**OBJECTIVE**:
Extract, in full, the lines below, beginning at the first and ending with the line that contains "import plotly.graph_objects as go". Pictures do not belong in the copy.

**DATASET SECTION**:
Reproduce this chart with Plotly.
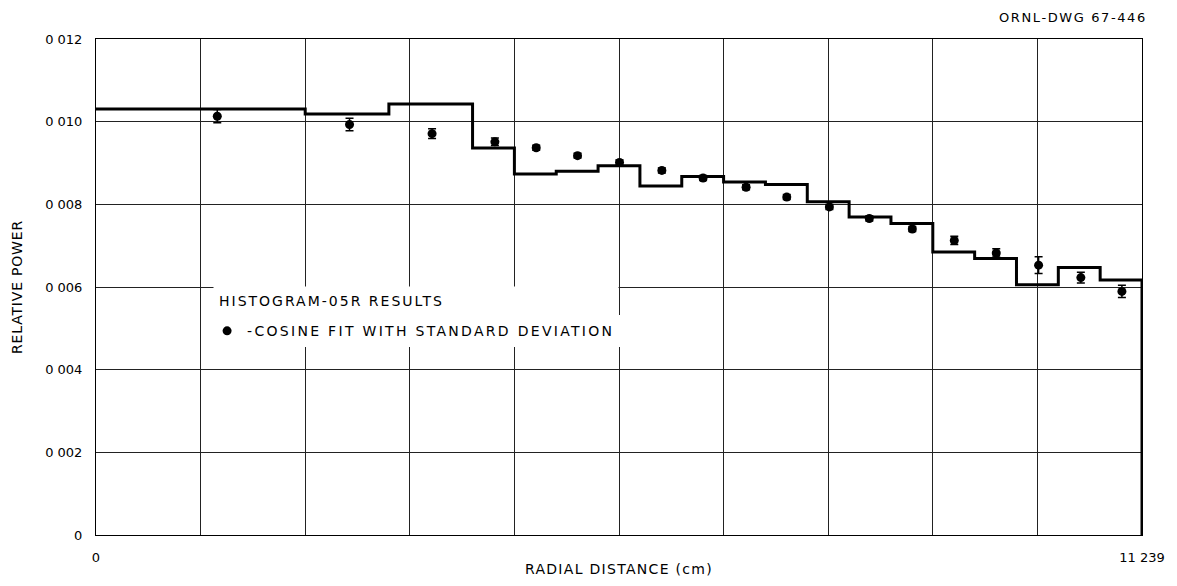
import plotly.graph_objects as go

# ---- data ----
x_max = 11.239
# histogram bin edges (cm) and relative power per bin (HISTOGRAM-05R results)
hist_edges = [0.0, 2.2478, 3.1469, 4.0460, 4.4956, 4.9452, 5.3947, 5.8443, 6.2938,
              6.7434, 7.1930, 7.6425, 8.0921, 8.5416, 8.9912, 9.4408, 9.8903,
              10.3399, 10.7894, 11.239]
hist_power = [0.010306, 0.010187, 0.010425, 0.009364, 0.008732, 0.008803, 0.008934,
              0.008445, 0.008672, 0.008541, 0.008481, 0.008064, 0.007694, 0.007539,
              0.006847, 0.006687, 0.006053, 0.006472, 0.006172]

# cosine fit points with standard deviation
fit_r = [1.303, 2.724, 3.611, 4.286, 4.730, 5.174, 5.625, 6.080, 6.523, 6.985,
         7.422, 7.880, 8.309, 8.771, 9.222, 9.673, 10.128, 10.582, 11.023]
fit_power = [0.010132, 0.009932, 0.009710, 0.009512, 0.009369, 0.009178, 0.009011,
             0.008820, 0.008636, 0.008414, 0.008176, 0.007937, 0.007658, 0.007403,
             0.007126, 0.006823, 0.006529, 0.006227, 0.005893]
fit_sd = [0.00016, 0.00015, 0.00012, 0.00009, 0.00006, 0.00006, 0.00006, 0.00006,
          0.00006, 0.00006, 0.00006, 0.00006, 0.00006, 0.00006, 0.00010, 0.00010,
          0.00020, 0.00013, 0.00015]

y_ticks = [0, 0.002, 0.004, 0.006, 0.008, 0.010, 0.012]
y_tick_text = ["0", "0 002", "0 004", "0 006", "0 008", "0 010", "0 012"]
x_grid = [x_max * i / 10 for i in range(11)]
x_tick_text = ["0"] + [""] * 9 + ["11 239"]

FONT = "DejaVu Sans"


def spaced(text, px):
    return f'<span style="letter-spacing:{px}px">{text}</span>'


# step line: extend last value to final edge, then drop to zero
step_x = list(hist_edges) + [hist_edges[-1]]
step_y = list(hist_power) + [hist_power[-1], 0]

fig = go.Figure()
fig.add_trace(go.Scatter(
    x=step_x, y=step_y, mode="lines", line=dict(shape="hv", color="black", width=3),
    showlegend=False, hoverinfo="skip"))
fig.add_trace(go.Scatter(
    x=fit_r, y=fit_power, mode="markers",
    marker=dict(color="black", size=9),
    error_y=dict(type="data", array=fit_sd, visible=True, color="black",
                 thickness=1.5, width=4),
    name=spaced("-COSINE FIT WITH STANDARD DEVIATION", 2.3)))

fig.update_layout(
    width=1177, height=586,
    margin=dict(l=96, r=26, t=39, b=44),
    paper_bgcolor="white", plot_bgcolor="white",
    font=dict(family=FONT, color="black", size=13),
    showlegend=True,
    legend=dict(
        x=0.1062, y=0.443, xanchor="left", yanchor="top",
        bgcolor="white", borderwidth=0,
        font=dict(size=14, family=FONT), itemwidth=30,
    ),
    xaxis=dict(
        range=[0, x_max], tickmode="array", tickvals=x_grid, ticktext=x_tick_text,
        showgrid=True, gridcolor="#222", gridwidth=1, zeroline=False,
        showline=True, linecolor="black", linewidth=1, mirror=True,
        ticks="", ticklabelstandoff=10, tickfont=dict(size=13),
        title=dict(text=spaced("RADIAL DISTANCE (cm)", 1.3), font=dict(size=14),
                   standoff=0),
    ),
    yaxis=dict(
        range=[0, 0.012], tickmode="array", tickvals=y_ticks, ticktext=y_tick_text,
        showgrid=True, gridcolor="#222", gridwidth=1, zeroline=False,
        showline=True, linecolor="black", linewidth=1, mirror=True,
        ticks="", ticklabelstandoff=10, tickfont=dict(size=13),
        title=dict(text=spaced("RELATIVE POWER", 0.8), font=dict(size=14), standoff=19),
    ),
    annotations=[
        dict(text=spaced("ORNL-DWG 67-446", 1.6), xref="paper", yref="paper",
             x=1.0065, y=1.0, xanchor="right", yanchor="bottom", yshift=12,
             showarrow=False, font=dict(size=13, family=FONT)),
        dict(text=spaced("HISTOGRAM-05R RESULTS", 2.0), xref="paper", yref="paper",
             x=0.1118, y=0.4712, xanchor="left", yanchor="middle",
             width=394, height=18, align="left", valign="middle",
             bgcolor="white", borderpad=5, showarrow=False,
             font=dict(size=14, family=FONT)),
    ],
)

fig.write_html(
    "out.html",
    config={"displayModeBar": False},
    post_script=(
        "document.documentElement.style.margin='0';"
        "document.documentElement.style.overflow='hidden';"
        "document.body.style.margin='0';document.body.style.overflow='hidden';"
    ),
)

**RESULT OF THE TASK**:
Reproduce this chart with Plotly.
import plotly.graph_objects as go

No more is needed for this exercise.